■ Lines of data
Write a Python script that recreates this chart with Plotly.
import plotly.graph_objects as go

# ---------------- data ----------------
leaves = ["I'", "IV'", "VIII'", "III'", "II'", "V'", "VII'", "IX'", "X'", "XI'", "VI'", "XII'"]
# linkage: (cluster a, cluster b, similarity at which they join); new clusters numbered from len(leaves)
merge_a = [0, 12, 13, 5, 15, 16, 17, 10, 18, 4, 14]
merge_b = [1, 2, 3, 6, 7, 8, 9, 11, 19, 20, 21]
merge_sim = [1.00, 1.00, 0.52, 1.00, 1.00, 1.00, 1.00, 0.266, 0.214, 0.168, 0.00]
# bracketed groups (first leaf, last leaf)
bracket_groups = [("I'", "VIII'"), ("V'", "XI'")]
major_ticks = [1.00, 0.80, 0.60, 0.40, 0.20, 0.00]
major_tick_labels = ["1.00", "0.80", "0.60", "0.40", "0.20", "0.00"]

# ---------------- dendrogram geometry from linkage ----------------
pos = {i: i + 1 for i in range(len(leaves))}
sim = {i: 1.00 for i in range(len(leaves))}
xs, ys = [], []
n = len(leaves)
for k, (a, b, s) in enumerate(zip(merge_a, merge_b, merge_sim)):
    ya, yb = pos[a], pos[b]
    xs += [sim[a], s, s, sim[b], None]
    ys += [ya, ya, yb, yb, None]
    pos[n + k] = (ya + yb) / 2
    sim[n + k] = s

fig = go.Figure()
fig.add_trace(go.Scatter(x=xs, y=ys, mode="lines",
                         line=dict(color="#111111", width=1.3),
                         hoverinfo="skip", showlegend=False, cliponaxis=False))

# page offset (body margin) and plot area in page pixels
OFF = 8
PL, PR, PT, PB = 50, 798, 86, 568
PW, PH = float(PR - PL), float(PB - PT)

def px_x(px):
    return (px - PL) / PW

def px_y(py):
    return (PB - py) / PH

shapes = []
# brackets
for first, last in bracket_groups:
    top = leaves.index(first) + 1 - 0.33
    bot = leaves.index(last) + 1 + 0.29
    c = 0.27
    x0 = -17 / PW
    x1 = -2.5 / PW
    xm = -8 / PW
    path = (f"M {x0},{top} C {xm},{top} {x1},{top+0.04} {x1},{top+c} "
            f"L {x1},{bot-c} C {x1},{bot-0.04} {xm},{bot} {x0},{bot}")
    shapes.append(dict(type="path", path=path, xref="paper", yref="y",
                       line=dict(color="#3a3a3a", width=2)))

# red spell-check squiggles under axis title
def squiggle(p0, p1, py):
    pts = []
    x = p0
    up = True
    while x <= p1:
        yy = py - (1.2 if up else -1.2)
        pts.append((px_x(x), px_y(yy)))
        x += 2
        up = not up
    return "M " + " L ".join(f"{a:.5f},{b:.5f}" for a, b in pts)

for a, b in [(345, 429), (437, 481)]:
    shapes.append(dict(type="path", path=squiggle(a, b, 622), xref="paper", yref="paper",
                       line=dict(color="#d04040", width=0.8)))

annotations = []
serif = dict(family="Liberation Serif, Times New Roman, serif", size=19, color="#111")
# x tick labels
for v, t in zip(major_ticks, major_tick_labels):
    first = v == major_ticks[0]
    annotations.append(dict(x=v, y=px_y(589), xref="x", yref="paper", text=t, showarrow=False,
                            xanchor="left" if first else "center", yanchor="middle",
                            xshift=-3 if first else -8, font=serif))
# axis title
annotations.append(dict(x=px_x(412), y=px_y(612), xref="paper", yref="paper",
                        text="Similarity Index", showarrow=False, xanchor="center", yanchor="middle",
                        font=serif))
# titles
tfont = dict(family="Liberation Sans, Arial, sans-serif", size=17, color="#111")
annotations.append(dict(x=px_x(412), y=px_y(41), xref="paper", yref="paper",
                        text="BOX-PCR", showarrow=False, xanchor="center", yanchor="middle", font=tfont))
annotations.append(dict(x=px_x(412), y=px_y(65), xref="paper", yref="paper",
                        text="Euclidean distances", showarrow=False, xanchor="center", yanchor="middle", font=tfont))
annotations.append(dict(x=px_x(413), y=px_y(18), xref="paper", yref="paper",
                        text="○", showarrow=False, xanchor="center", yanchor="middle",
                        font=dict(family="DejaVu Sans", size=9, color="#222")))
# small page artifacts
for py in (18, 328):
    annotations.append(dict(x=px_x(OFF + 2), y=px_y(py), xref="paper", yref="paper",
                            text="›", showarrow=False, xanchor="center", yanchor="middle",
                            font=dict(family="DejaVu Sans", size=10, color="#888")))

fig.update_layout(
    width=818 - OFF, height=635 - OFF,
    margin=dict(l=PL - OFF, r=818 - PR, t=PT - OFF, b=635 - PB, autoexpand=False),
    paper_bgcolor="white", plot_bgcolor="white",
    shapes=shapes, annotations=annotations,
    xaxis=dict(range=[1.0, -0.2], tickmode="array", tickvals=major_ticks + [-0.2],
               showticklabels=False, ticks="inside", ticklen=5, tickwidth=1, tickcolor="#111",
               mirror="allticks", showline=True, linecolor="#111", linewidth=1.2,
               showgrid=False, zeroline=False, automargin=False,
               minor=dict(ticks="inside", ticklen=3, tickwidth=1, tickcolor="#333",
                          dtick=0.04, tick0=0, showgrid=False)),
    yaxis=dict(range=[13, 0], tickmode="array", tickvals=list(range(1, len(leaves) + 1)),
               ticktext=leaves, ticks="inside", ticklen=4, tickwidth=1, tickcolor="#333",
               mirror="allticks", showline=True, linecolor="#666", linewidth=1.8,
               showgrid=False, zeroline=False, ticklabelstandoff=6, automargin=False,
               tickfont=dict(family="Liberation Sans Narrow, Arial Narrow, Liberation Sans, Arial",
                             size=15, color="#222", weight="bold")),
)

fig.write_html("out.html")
...
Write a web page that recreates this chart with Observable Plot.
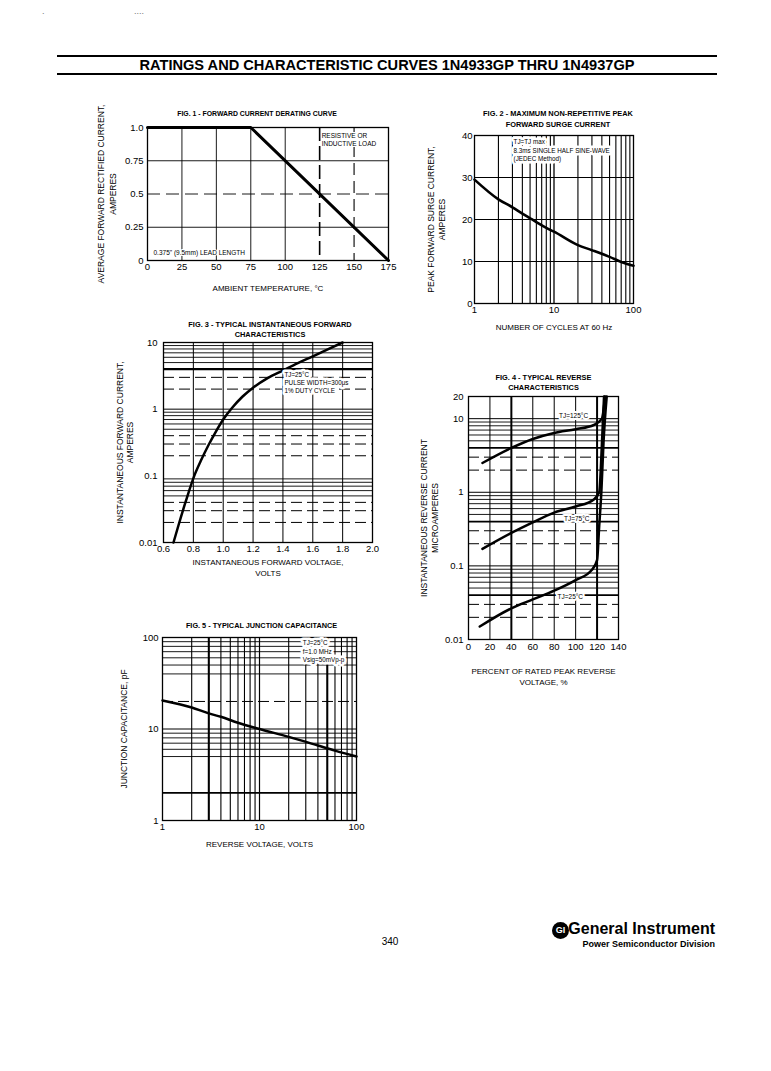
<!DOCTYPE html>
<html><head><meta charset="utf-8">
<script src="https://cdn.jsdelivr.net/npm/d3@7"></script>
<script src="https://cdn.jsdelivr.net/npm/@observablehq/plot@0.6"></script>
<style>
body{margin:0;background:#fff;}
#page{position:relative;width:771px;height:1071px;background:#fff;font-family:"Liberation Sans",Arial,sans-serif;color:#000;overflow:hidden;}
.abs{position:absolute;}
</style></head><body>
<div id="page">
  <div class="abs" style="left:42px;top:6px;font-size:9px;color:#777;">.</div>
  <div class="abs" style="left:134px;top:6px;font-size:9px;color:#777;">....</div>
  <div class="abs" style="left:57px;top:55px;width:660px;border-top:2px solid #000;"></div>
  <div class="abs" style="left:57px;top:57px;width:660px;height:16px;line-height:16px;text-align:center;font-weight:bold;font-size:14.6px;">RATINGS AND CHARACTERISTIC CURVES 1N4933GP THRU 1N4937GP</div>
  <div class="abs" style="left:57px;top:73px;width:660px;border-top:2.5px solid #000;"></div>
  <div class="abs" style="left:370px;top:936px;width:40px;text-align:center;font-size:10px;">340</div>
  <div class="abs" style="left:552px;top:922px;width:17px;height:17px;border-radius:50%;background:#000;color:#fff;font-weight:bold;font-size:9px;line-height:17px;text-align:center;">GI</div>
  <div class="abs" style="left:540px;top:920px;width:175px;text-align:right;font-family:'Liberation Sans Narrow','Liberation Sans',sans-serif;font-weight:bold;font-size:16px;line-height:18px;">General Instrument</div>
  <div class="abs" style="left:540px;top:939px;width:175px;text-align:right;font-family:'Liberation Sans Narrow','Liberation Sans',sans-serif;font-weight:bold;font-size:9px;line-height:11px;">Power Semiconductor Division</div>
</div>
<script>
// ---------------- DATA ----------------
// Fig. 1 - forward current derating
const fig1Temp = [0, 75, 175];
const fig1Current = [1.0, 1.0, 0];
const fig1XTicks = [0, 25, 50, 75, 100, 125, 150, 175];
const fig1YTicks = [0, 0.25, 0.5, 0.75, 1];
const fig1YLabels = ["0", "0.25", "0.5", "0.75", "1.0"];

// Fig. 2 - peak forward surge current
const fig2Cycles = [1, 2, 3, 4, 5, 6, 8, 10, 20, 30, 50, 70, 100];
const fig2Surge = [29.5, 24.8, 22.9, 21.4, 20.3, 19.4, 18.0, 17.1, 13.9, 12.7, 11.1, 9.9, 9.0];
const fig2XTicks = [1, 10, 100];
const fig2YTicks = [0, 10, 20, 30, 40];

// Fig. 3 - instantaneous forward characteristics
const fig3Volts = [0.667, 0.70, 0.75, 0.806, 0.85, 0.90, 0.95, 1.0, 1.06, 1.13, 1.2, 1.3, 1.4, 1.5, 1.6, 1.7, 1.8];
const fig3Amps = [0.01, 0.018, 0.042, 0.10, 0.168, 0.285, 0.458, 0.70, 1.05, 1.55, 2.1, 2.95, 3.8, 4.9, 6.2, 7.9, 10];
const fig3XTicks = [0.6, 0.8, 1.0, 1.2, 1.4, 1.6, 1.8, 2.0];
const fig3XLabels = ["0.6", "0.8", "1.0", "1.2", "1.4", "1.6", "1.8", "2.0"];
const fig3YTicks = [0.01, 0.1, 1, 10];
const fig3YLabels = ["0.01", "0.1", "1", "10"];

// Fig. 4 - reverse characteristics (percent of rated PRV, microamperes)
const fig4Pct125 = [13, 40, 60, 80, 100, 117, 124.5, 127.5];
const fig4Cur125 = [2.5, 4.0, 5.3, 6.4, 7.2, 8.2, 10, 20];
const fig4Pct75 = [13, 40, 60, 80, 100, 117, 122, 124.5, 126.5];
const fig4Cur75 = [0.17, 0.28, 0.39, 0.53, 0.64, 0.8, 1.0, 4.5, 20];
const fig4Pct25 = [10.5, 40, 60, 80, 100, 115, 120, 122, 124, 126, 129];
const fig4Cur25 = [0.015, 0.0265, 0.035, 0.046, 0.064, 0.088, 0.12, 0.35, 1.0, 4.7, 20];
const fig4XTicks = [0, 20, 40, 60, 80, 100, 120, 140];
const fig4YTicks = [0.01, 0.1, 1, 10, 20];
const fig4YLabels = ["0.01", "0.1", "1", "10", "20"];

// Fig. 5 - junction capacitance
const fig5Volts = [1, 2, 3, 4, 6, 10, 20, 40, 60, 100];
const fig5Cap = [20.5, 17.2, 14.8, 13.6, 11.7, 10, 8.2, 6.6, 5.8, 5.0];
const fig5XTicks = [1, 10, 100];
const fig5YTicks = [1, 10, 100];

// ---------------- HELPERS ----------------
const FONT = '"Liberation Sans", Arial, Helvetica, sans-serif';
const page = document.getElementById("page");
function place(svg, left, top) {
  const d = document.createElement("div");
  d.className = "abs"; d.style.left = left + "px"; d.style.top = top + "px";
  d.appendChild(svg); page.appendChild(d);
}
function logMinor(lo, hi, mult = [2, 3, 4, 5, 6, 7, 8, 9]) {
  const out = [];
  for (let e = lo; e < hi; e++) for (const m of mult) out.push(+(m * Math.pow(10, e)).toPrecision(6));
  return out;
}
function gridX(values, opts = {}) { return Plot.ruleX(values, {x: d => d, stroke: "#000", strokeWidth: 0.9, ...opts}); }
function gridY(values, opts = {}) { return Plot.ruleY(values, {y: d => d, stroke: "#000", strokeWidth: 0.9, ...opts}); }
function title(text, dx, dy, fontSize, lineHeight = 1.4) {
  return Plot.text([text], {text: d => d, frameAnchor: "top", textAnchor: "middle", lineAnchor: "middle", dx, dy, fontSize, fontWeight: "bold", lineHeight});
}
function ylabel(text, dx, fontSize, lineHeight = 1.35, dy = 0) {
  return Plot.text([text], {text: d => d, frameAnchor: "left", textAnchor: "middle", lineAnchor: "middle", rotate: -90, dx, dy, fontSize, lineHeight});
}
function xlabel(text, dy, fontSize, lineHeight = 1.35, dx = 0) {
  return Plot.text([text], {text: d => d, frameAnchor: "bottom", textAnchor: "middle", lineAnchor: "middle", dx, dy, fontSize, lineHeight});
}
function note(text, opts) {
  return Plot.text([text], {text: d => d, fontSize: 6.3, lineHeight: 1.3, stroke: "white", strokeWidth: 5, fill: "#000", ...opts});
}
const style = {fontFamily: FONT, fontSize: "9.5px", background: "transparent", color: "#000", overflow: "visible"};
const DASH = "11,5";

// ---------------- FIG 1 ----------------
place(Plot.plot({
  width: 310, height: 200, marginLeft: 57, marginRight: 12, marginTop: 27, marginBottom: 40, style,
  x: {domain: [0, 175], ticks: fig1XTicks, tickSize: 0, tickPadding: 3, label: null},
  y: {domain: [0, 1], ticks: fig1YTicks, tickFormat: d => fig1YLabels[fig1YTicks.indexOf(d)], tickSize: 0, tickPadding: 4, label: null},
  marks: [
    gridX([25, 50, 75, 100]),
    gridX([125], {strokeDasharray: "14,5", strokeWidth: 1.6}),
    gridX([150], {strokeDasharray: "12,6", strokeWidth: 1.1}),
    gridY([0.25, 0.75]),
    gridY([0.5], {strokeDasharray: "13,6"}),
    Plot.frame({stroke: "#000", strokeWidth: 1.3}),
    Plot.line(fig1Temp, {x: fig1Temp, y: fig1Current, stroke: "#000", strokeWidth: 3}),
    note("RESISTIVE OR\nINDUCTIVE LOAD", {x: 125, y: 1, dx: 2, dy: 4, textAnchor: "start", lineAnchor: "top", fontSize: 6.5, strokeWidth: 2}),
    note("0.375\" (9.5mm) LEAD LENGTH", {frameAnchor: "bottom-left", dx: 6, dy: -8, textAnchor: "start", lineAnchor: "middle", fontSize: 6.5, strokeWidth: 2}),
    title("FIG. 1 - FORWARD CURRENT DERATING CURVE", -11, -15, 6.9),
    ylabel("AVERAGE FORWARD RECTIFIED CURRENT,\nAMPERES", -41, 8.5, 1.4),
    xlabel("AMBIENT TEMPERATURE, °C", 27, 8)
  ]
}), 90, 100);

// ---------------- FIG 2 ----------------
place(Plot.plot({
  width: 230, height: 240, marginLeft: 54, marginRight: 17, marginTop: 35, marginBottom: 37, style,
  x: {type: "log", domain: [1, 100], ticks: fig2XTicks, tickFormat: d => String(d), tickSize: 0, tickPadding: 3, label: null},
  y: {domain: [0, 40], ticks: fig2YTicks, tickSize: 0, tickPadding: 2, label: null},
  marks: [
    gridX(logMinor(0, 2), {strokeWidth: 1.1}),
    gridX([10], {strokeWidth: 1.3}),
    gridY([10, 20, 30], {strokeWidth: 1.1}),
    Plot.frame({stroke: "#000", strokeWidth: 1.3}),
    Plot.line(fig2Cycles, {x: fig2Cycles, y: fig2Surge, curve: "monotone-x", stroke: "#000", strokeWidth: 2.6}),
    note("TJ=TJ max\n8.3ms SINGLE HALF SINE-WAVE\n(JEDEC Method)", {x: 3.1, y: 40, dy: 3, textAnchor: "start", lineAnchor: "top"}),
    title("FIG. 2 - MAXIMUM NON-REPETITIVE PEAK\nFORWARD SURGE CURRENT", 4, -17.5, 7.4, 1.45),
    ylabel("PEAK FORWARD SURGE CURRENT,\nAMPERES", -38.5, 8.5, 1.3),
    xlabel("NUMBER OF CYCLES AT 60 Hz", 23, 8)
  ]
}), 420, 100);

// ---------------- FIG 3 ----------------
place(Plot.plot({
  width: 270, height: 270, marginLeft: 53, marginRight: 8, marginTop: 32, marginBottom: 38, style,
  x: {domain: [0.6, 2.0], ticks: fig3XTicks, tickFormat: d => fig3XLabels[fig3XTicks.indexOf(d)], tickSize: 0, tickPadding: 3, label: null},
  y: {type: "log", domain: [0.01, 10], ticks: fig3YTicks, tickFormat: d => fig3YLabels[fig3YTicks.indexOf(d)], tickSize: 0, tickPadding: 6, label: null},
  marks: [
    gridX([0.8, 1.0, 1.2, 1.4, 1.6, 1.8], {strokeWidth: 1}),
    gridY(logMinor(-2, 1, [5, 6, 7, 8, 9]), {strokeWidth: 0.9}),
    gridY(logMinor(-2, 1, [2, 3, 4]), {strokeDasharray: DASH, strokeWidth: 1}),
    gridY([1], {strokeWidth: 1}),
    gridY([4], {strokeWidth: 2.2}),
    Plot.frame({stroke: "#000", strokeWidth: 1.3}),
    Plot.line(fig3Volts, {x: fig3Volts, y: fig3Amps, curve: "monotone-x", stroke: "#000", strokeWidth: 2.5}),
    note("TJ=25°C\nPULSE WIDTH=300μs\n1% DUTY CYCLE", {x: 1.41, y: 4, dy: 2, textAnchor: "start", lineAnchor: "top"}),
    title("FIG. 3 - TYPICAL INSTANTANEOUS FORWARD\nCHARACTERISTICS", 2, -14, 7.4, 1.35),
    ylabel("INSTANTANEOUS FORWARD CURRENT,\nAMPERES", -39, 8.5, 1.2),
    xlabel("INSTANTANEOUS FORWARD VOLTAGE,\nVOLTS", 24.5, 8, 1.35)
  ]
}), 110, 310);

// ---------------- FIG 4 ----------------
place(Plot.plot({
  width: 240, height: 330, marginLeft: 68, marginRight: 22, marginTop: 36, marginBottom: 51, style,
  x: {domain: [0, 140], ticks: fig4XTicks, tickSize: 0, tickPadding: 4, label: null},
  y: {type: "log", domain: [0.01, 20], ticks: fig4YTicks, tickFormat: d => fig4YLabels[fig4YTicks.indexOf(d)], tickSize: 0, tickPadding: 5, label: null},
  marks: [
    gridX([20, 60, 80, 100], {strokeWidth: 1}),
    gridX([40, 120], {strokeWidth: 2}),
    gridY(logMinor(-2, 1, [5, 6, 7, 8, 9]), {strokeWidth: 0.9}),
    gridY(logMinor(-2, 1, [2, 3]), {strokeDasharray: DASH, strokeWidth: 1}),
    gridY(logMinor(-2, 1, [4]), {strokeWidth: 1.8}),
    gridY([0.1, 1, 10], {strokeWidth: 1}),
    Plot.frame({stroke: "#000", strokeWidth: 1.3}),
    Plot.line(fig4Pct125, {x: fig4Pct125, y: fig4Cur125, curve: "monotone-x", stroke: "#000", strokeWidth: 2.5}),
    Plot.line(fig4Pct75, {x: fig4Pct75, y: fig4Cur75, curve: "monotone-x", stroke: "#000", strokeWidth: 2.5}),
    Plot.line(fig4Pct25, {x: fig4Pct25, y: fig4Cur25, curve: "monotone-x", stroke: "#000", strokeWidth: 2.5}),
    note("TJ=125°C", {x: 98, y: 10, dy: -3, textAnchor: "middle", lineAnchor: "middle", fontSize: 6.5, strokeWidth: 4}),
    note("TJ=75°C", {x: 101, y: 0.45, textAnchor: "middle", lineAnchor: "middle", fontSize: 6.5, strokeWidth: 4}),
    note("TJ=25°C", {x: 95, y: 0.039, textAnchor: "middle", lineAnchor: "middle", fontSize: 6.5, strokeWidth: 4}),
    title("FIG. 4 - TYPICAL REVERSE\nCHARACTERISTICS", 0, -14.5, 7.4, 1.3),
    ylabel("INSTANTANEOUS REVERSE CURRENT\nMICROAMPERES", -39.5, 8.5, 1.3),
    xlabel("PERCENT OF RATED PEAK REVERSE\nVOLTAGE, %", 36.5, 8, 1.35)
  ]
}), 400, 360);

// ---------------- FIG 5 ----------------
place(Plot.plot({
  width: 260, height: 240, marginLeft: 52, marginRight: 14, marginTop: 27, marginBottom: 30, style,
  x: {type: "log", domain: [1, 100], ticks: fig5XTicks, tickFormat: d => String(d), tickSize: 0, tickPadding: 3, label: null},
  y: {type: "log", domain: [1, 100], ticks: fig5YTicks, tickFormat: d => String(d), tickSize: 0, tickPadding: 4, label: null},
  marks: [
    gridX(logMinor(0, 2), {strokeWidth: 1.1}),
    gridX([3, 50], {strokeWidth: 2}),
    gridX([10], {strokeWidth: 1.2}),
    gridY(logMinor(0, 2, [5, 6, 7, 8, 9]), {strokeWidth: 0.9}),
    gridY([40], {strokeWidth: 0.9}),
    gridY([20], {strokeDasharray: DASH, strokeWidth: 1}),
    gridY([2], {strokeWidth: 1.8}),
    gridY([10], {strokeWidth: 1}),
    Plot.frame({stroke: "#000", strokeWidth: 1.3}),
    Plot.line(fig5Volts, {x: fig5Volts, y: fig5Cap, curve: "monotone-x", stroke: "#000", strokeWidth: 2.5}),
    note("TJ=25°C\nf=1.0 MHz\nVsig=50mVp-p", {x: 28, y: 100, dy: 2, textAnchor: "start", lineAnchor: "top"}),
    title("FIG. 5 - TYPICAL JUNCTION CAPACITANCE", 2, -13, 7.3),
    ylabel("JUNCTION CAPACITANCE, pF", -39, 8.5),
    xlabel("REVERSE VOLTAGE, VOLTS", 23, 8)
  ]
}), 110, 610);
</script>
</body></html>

■ What is needed
Reproduce exactly the lines from the one containing "Write a Python" through the one containing "import plotly.graph_objects as go", inclusive, and nothing else.

■ Task result
Write a Python script that recreates this chart with Plotly.
import plotly.graph_objects as go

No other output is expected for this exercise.